■ Problem description: From the entries below, gather every line containing the string "that".

■ Input records:
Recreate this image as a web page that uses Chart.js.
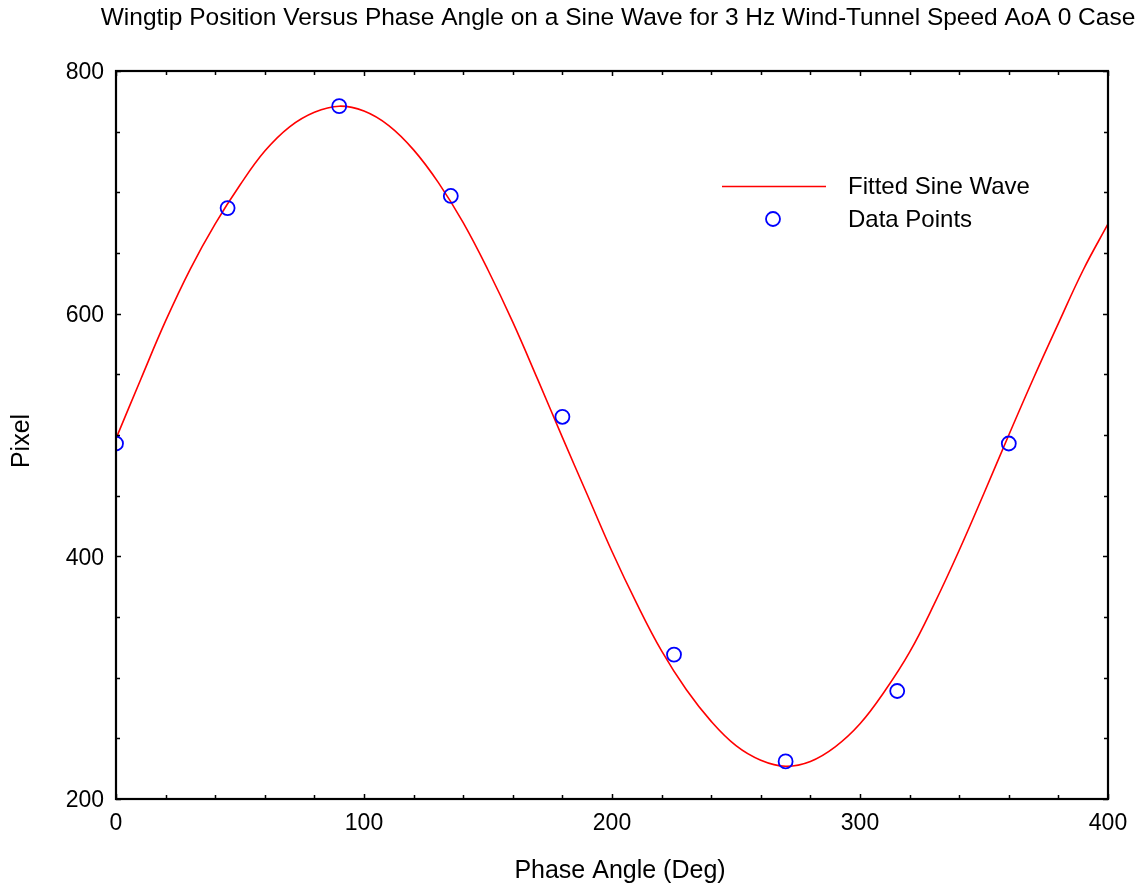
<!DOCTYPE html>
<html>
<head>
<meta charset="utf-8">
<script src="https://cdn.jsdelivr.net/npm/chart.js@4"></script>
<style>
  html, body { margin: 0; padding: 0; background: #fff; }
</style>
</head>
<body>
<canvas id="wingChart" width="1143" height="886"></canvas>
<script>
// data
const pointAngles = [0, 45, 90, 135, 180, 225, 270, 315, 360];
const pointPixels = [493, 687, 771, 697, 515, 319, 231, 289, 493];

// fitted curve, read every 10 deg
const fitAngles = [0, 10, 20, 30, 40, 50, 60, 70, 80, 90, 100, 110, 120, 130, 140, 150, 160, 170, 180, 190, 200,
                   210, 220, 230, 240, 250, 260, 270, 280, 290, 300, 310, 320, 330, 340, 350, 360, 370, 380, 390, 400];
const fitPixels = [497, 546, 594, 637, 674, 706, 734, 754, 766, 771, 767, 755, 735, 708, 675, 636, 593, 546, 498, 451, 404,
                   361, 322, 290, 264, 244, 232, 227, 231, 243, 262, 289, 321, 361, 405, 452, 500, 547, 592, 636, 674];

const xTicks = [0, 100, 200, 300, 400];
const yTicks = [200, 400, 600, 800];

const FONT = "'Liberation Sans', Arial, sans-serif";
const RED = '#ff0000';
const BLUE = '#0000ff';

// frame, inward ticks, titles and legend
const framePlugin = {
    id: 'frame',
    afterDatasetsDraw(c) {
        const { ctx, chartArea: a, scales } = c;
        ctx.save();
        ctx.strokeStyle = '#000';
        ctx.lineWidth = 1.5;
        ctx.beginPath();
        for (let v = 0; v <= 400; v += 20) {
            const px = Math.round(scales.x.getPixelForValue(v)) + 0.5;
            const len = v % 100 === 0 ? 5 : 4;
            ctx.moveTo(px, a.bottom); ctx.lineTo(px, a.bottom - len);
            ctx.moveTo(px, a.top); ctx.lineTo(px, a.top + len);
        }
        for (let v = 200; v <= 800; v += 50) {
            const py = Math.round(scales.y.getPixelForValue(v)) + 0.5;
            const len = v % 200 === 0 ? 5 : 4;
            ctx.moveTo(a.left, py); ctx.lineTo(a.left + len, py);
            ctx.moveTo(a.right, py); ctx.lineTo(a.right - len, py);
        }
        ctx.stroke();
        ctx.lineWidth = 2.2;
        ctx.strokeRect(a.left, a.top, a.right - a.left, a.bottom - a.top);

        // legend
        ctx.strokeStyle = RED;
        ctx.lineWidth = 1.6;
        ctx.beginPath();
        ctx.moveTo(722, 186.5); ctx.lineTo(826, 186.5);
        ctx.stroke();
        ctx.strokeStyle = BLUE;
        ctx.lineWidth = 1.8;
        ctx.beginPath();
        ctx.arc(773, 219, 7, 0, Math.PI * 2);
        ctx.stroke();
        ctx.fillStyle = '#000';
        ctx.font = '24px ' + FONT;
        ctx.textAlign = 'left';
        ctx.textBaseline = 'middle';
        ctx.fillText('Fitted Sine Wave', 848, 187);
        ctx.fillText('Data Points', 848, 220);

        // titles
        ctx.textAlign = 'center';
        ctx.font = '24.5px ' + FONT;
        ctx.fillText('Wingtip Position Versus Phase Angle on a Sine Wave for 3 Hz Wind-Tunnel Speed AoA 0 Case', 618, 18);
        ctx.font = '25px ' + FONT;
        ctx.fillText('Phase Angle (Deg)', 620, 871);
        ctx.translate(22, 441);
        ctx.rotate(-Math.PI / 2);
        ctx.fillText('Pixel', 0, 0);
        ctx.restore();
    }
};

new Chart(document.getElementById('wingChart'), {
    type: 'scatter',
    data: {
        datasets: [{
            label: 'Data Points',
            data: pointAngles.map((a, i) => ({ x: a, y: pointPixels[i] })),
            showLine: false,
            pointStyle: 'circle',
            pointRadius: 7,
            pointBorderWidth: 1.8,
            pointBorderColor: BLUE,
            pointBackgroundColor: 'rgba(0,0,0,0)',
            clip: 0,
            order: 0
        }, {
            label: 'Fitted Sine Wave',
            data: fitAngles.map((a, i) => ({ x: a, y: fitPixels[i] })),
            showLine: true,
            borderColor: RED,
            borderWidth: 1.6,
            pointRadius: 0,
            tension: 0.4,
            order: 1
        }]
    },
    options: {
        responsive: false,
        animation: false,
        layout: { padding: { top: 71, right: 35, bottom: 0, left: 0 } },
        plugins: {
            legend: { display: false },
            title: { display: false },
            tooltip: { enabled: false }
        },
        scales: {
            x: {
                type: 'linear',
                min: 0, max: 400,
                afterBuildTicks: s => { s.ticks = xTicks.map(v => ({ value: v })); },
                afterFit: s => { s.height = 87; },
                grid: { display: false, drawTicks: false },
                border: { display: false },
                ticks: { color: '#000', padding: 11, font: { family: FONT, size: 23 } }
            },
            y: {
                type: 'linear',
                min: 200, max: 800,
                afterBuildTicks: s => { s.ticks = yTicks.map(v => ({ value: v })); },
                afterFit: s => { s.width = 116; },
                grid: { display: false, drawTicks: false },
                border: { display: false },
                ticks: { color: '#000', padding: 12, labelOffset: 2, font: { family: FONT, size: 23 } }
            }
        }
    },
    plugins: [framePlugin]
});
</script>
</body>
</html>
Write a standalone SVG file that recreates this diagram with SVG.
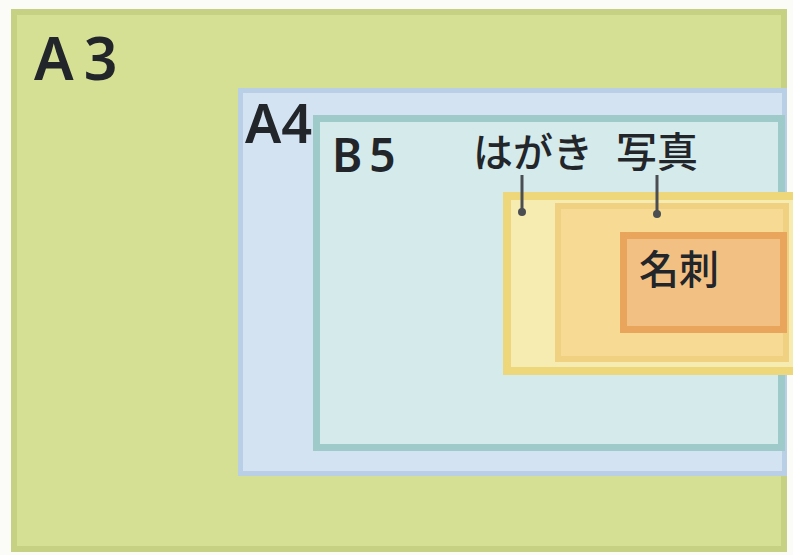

■ Answer to the problem:
Recreate this image as a web page that uses Chart.js.
Write a standalone SVG file that recreates this diagram with SVG.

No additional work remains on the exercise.